India is looking towards a Diwali glittering as ‘gold’ this year. With the drop in price of the yellow metal, markets are seeing reinvigorated demand from retail consumers. It is customary to buy precious metals like gold and silver on the occasion of Diwali to propitiate Lakshmi, the goddess of wealth.
Gold in India has been a mainstay of saving in traditional Indian society but Gen-X has maintained the traditional habit of putting some savings in gold as an asset through paper gold and Exchange-Traded Funds (ETF).
The data also proves the logic of traditional wisdom. Gold purchase on Dhanteras in the past 10 years yielded annualized returns of 6.56% till now. This is higher than the annual rise of 5.6% in the Cost Inflation Index (CII) in the past ten years. CII is an indicator of the increase in the cost of goods and assets due to inflation.

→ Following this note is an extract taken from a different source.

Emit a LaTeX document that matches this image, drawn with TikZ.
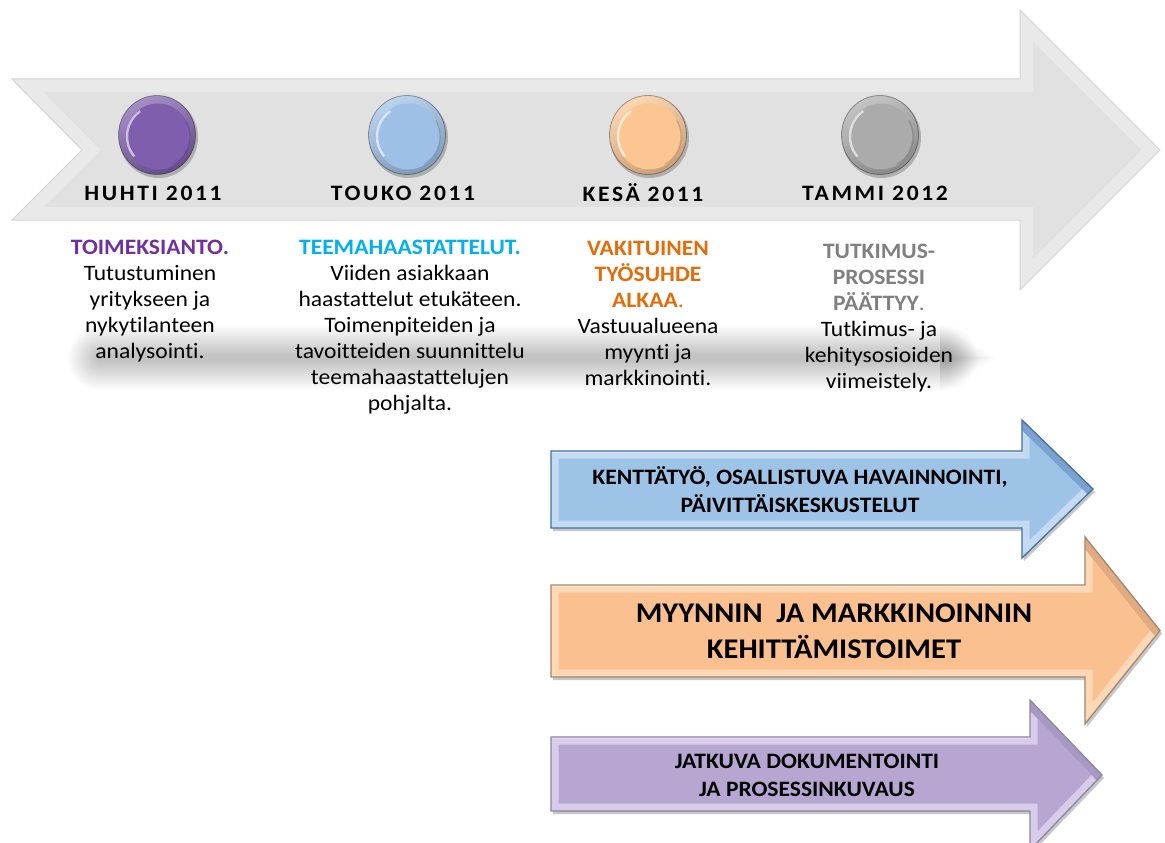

The gold bought between 2015 and 2020 has bought double-digit returns while the gold prices have strangled in past one year. All the more reason for a bumper purchase of gold this Diwali.
Gold prices that had touched a peak of Rs 56000 per 10-gram level were hovering around Rs 49200 in India on October 31. “Gold jewelry demand in festive season has increased by 58.6% to 96.2 tonnes while investment demand in bars and coins have also grown by 18 percent. Softer gold prices have generated significant consumer interest in the Diwali festival season this year,” Somasundaram PR, Regional CEO of India of World Gold Council said quoting the Q3 global demand trend report.
Though gold has been a trusted asset class in the past decade it has paled in comparison to the stock market. BSE Sensex has risen nearly 13% since October 2011 but advice to keep gold as one of the assets in the portfolio to hedge against inflation and a cushion against market volatility has remained timeless wisdom.